Et pour clore ces critiques virulentes, un collègue du journal Le Droit d’Ottawa m’informe qu’un comité de citoyens indépendant, dont l’ancien maire de Hull Michel Légère, a publié un rapport sur la détérioration des soins dans le Pontiac. «Évidemment, le ministre a traité le rapport de tous les noms, et même insulté Légère au passage», m’écrit mon collègue.
Bref, c’est un procès en règle de la réforme Barrette et du ministre que ses détracteurs auraient aimé lire.
Soyons réalistes : on ne dresse pas un tel bilan dans une chronique d’une demi-page, et ce n’était pas le but de ma démarche. Mon objectif était de vérifier les intentions et les constats du ministre le plus controversé du gouvernement, après trois ans à la tête de la Santé. Résultat, Gaétan Barrette ira jusqu’au bout de sa réforme, même s’il doit le faire sur les banquettes de l’opposition après les élections d’octobre 2018. Il n’est pas question pour lui de faire comme Monique Jérôme-Forget et de quitter la politique six mois après les élections.

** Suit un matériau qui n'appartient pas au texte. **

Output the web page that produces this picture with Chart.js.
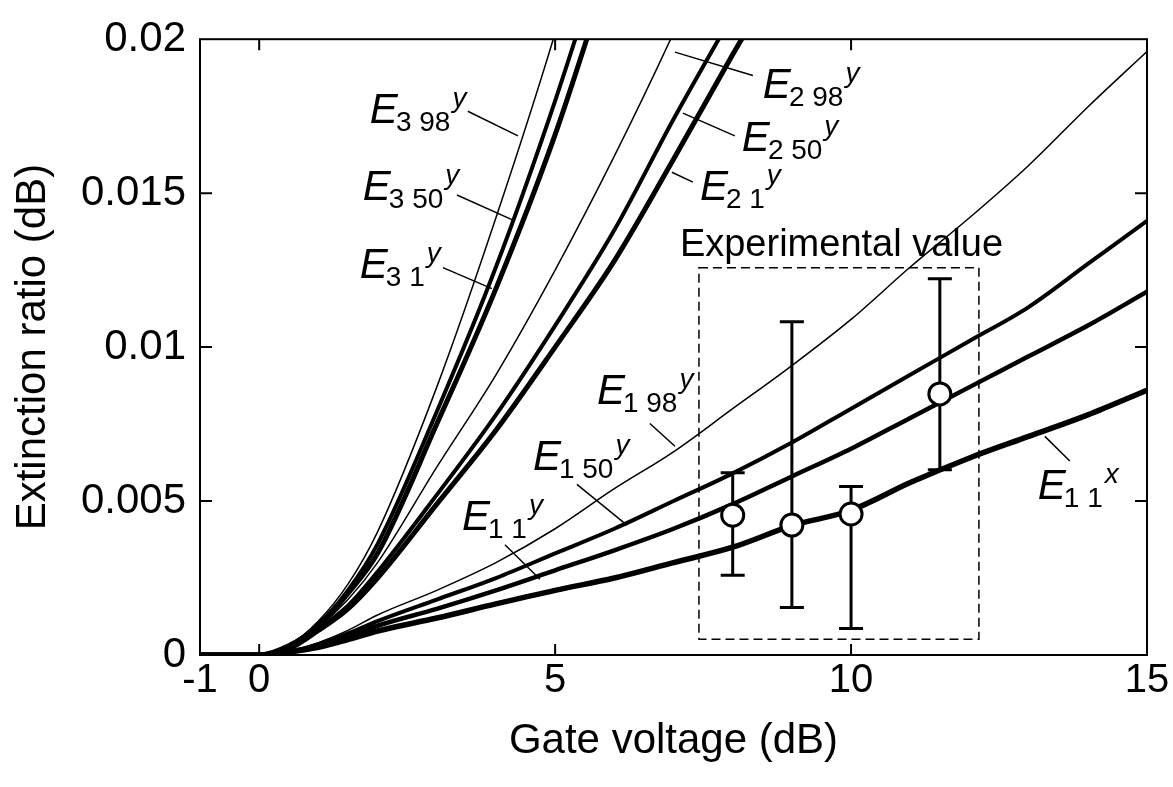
<!DOCTYPE html>
<html>
<head>
<meta charset="utf-8">
<script src="https://cdn.jsdelivr.net/npm/chart.js@4.4.1/dist/chart.umd.min.js"></script>
<style>
  html, body { margin: 0; padding: 0; background: #fff; }
  #wrap { width: 1173px; height: 787px; }
</style>
</head>
<body>
<div id="wrap"><canvas id="chart" width="1173" height="787"></canvas></div>
<script>
// gate voltage grid (dB) shared by all simulated curves
const XS = [-1, 0, 0.5, 1, 1.5, 2, 3, 4, 5, 6, 7, 8, 9, 10, 11, 12, 13, 14, 15];

// extinction ratio (dB) per curve
const E3_98Y = [0, 0, 0.0003, 0.0011, 0.0023, 0.0040, 0.0087, 0.0142, 0.0202, 0.0270, null, null, null, null, null, null, null, null, null];
const E3_50Y = [0, 0, 0.0003, 0.0010, 0.0021, 0.0036, 0.0079, 0.0126, 0.0180, 0.0240, null, null, null, null, null, null, null, null, null];
const E3_1Y  = [0, 0, 0.0003, 0.00095, 0.0020, 0.0033, 0.0075, 0.0119, 0.0169, 0.0228, null, null, null, null, null, null, null, null, null];
const E2_98Y = [0, 0, 0.00025, 0.0009, 0.0018, 0.0030, 0.0061, 0.0091, 0.0125, 0.0162, 0.0202, 0.0245, null, null, null, null, null, null, null];
const E2_50Y = [0, 0, 0.00025, 0.00085, 0.0016, 0.0027, 0.0052, 0.0078, 0.0107, 0.0138, 0.0174, 0.0208, null, null, null, null, null, null, null];
const E2_1Y  = [0, 0, 0.0002, 0.0008, 0.0015, 0.0025, 0.0049, 0.0073, 0.0100, 0.0128, 0.0161, 0.0195, 0.0228, null, null, null, null, null, null];
const E1_98Y = [0, 0, 0.0001, 0.0004, 0.0008, 0.0013, 0.0021, 0.0030, 0.0041, 0.0054, 0.0066, 0.0080, 0.0094, 0.0109, 0.0126, 0.0142, 0.0159, 0.0178, 0.0196];
const E1_50Y = [0, 0, 0.0001, 0.00035, 0.0007, 0.0011, 0.0018, 0.0025, 0.0033, 0.0041, 0.0050, 0.0059, 0.0069, 0.0080, 0.0091, 0.0102, 0.0113, 0.0127, 0.0141];
const E1_1Y  = [0, 0, 0.0001, 0.0003, 0.0006, 0.00095, 0.0015, 0.0021, 0.00275, 0.0034, 0.0041, 0.0049, 0.0058, 0.0067, 0.0077, 0.0087, 0.0097, 0.0107, 0.0118];
const E1_1X  = [0, 0, 0.0001, 0.00025, 0.0005, 0.00078, 0.0012, 0.00166, 0.0021, 0.0025, 0.0030, 0.0035, 0.0042, 0.0047, 0.0056, 0.0064, 0.0071, 0.0078, 0.0086];

// measured values with error bars
const EXP_X    = [8, 9, 10, 11.5];
const EXP_Y    = [0.00454, 0.00422, 0.00458, 0.00848];
const EXP_LOW  = [0.00259, 0.00154, 0.00086, 0.00602];
const EXP_HIGH = [0.00592, 0.01082, 0.00547, 0.01222];

// dashed frame round the measurements: [x0, x1], [y0, y1]
const BOX_X = [7.43, 12.16];
const BOX_Y = [0.00051, 0.01258];

const X_TICKS = [-1, 0, 5, 10, 15];
const Y_TICKS = [0, 0.005, 0.01, 0.015, 0.02];
const Y_TICK_LABELS = ['0', '0.005', '0.01', '0.015', '0.02'];

// curve labels: text anchor and leader line, all in data units
const LABELS = [
  { sub: '3 98', sup: 'y', x: 1.87,  y: 0.01728,  from: [3.525, 0.01766], to: [4.372, 0.01686] },
  { sub: '3 50', sup: 'y', x: 1.75,  y: 0.01478,  from: [3.341, 0.01494], to: [4.27, 0.01414] },
  { sub: '3 1',  sup: 'y', x: 1.70,  y: 0.01226,  from: [3.105, 0.01258], to: [3.932, 0.01190] },
  { sub: '2 98', sup: 'y', x: 8.51,  y: 0.01808,  from: [8.341, 0.01882], to: [7.024, 0.01958] },
  { sub: '2 50', sup: 'y', x: 8.155, y: 0.01638,  from: [8.037, 0.01686], to: [7.159, 0.0176] },
  { sub: '2 1',  sup: 'y', x: 7.446, y: 0.01478,  from: [7.328, 0.01536], to: [6.973, 0.01568] },
  { sub: '1 98', sup: 'y', x: 5.706, y: 0.00816,  from: [6.601, 0.00752], to: [7.024, 0.00678] },
  { sub: '1 50', sup: 'y', x: 4.625, y: 0.00602,  from: [5.368, 0.00554], to: [6.213, 0.00422] },
  { sub: '1 1',  sup: 'y', x: 3.426, y: 0.00406,  from: [4.152, 0.00358], to: [4.743, 0.00246] },
  { sub: '1 1',  sup: 'x', x: 13.155, y: 0.00506, from: [13.696, 0.0063], to: [13.274, 0.0071] }
];
const NOTE = { text: 'Experimental value', x: 7.108, y: 0.01296 };

const FONT = '"Liberation Sans", Arial, Helvetica, sans-serif';

function curve(ys, width) {
  return {
    type: 'line',
    data: XS.map((x, i) => ({ x: x, y: ys[i] })),
    borderColor: '#000',
    borderWidth: width,
    pointRadius: 0,
    cubicInterpolationMode: 'monotone',
    spanGaps: false,
    order: 2
  };
}

const decor = {
  id: 'decor',
  beforeDatasetsDraw(chart) {
    const { ctx, scales: { x, y } } = chart;
    ctx.save();
    ctx.strokeStyle = '#000';
    ctx.lineWidth = 1.5;
    ctx.setLineDash([9, 5]);
    const l = x.getPixelForValue(BOX_X[0]), r = x.getPixelForValue(BOX_X[1]);
    const t = y.getPixelForValue(BOX_Y[1]), b = y.getPixelForValue(BOX_Y[0]);
    ctx.strokeRect(l, t, r - l, b - t);
    ctx.setLineDash([]);

    ctx.lineWidth = 3;
    EXP_X.forEach((v, i) => {
      const px = x.getPixelForValue(v);
      const lo = y.getPixelForValue(EXP_LOW[i]);
      const hi = y.getPixelForValue(EXP_HIGH[i]);
      ctx.beginPath();
      ctx.moveTo(px, lo); ctx.lineTo(px, hi);
      ctx.moveTo(px - 12, lo); ctx.lineTo(px + 12, lo);
      ctx.moveTo(px - 12, hi); ctx.lineTo(px + 12, hi);
      ctx.stroke();
    });
    ctx.restore();
  },
  afterDatasetsDraw(chart) {
    const { ctx, scales: { x, y } } = chart;
    ctx.save();
    ctx.fillStyle = '#000';
    ctx.strokeStyle = '#000';
    ctx.textBaseline = 'alphabetic';
    ctx.textAlign = 'left';
    LABELS.forEach(lb => {
      const px = x.getPixelForValue(lb.x);
      const py = y.getPixelForValue(lb.y);
      ctx.font = 'italic 42px ' + FONT;
      ctx.fillText('E', px, py);
      const we = ctx.measureText('E').width;
      ctx.font = '28px ' + FONT;
      ctx.fillText(lb.sub, px + we - 2, py + 8);
      const ws = ctx.measureText(lb.sub).width;
      ctx.font = 'italic 28px ' + FONT;
      ctx.fillText(lb.sup, px + we + ws, py - 16);

      ctx.lineWidth = 1.5;
      ctx.beginPath();
      ctx.moveTo(x.getPixelForValue(lb.from[0]), y.getPixelForValue(lb.from[1]));
      ctx.lineTo(x.getPixelForValue(lb.to[0]), y.getPixelForValue(lb.to[1]));
      ctx.stroke();
    });
    ctx.font = '38px ' + FONT;
    ctx.fillText(NOTE.text, x.getPixelForValue(NOTE.x), y.getPixelForValue(NOTE.y));
    ctx.restore();
  },
  afterDraw(chart) {
    const { ctx, chartArea: a, scales: { x, y } } = chart;
    ctx.save();
    ctx.strokeStyle = '#000';
    ctx.lineWidth = 2;
    ctx.strokeRect(a.left, a.top, a.right - a.left, a.bottom - a.top);
    ctx.beginPath();
    X_TICKS.slice(1, -1).forEach(v => {
      const px = x.getPixelForValue(v);
      ctx.moveTo(px, a.bottom); ctx.lineTo(px, a.bottom - 11);
      ctx.moveTo(px, a.top); ctx.lineTo(px, a.top + 11);
    });
    Y_TICKS.slice(1, -1).forEach(v => {
      const py = y.getPixelForValue(v);
      ctx.moveTo(a.left, py); ctx.lineTo(a.left + 12, py);
      ctx.moveTo(a.right, py); ctx.lineTo(a.right - 12, py);
    });
    ctx.stroke();
    ctx.restore();
  }
};

const datasets = [
  {
    type: 'scatter',
    data: EXP_X.map((v, i) => ({ x: v, y: EXP_Y[i] })),
    pointRadius: 11,
    pointBackgroundColor: '#fff',
    pointBorderColor: '#000',
    pointBorderWidth: 3,
    order: 0
  },
  curve(E3_98Y, 1.5), curve(E3_50Y, 4), curve(E3_1Y, 5),
  curve(E2_98Y, 1.5), curve(E2_50Y, 4), curve(E2_1Y, 5),
  curve(E1_98Y, 1.5), curve(E1_50Y, 4), curve(E1_1Y, 4.5), curve(E1_1X, 5.5)
];

new Chart(document.getElementById('chart'), {
  data: { datasets: datasets },
  options: {
    responsive: false,
    animation: false,
    devicePixelRatio: 1,
    layout: { padding: { top: 30, right: 26, left: 0, bottom: 0 } },
    plugins: { legend: { display: false }, tooltip: { enabled: false } },
    scales: {
      x: {
        type: 'linear',
        min: -1,
        max: 15,
        grid: { display: false, drawTicks: false },
        border: { display: false },
        afterBuildTicks: s => { s.ticks = X_TICKS.map(v => ({ value: v })); },
        afterFit: s => { s.height = 132; },
        ticks: {
          color: '#000',
          padding: 2,
          font: { family: FONT, size: 40 },
          maxRotation: 0,
          autoSkip: false,
          callback: v => String(v)
        },
        title: {
          display: true,
          text: 'Gate voltage (dB)',
          color: '#000',
          font: { family: FONT, size: 42 },
          padding: { top: 0, bottom: 20 }
        }
      },
      y: {
        type: 'linear',
        min: 0,
        max: 0.02,
        grid: { display: false, drawTicks: false },
        border: { display: false },
        afterBuildTicks: s => { s.ticks = Y_TICKS.map(v => ({ value: v })); },
        afterFit: s => { s.width = 200; },
        ticks: {
          color: '#000',
          padding: 14,
          font: { family: FONT, size: 42 },
          autoSkip: false,
          callback: (v, i) => Y_TICK_LABELS[i]
        },
        title: {
          display: true,
          text: 'Extinction ratio (dB)',
          color: '#000',
          font: { family: FONT, size: 42 },
          padding: { top: 8, bottom: 0 }
        }
      }
    }
  },
  plugins: [decor]
});
</script>
</body>
</html>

Bien sûr, il serait intéressant de tirer des constats complets et crédibles de la réforme Barrette, mais elle n’est pas terminée. Même les questions de l’opposition à l’Assemblée portent généralement sur «l’arrogance» du ministre ou les failles du système dans un établissement, ou une région, au lieu de s’intéresser à l’ensemble de l’œuvre.
Il est clair que le style Barrette pose problème pour de nombreux intervenants du milieu. «On a affaire avec un individu qui croit tout connaître et qui agit avec une improvisation qui nous amène on ne sait où», m’écrivait lundi encore un médecin de Québec. Mais au-delà de la personnalité du ministre, les problèmes du réseau de la Santé ne datent pas d’hier. Ceux qui couvrent la politique québécoise depuis longtemps se rappellent le recours à des huissiers, sous François Legault, pour forcer des urgentologues à faire une garde de nuit au Saguenay. Ou encore de l’envoi de cancéreux à Plattsburgh et à Burlington pour y recevoir des soins sous Pauline Marois en 1999. Est-ce pire sous Gaétan Barrette?Difficile à dire, mais il ne serait pas sérieux de tirer des conclusions aussi tôt.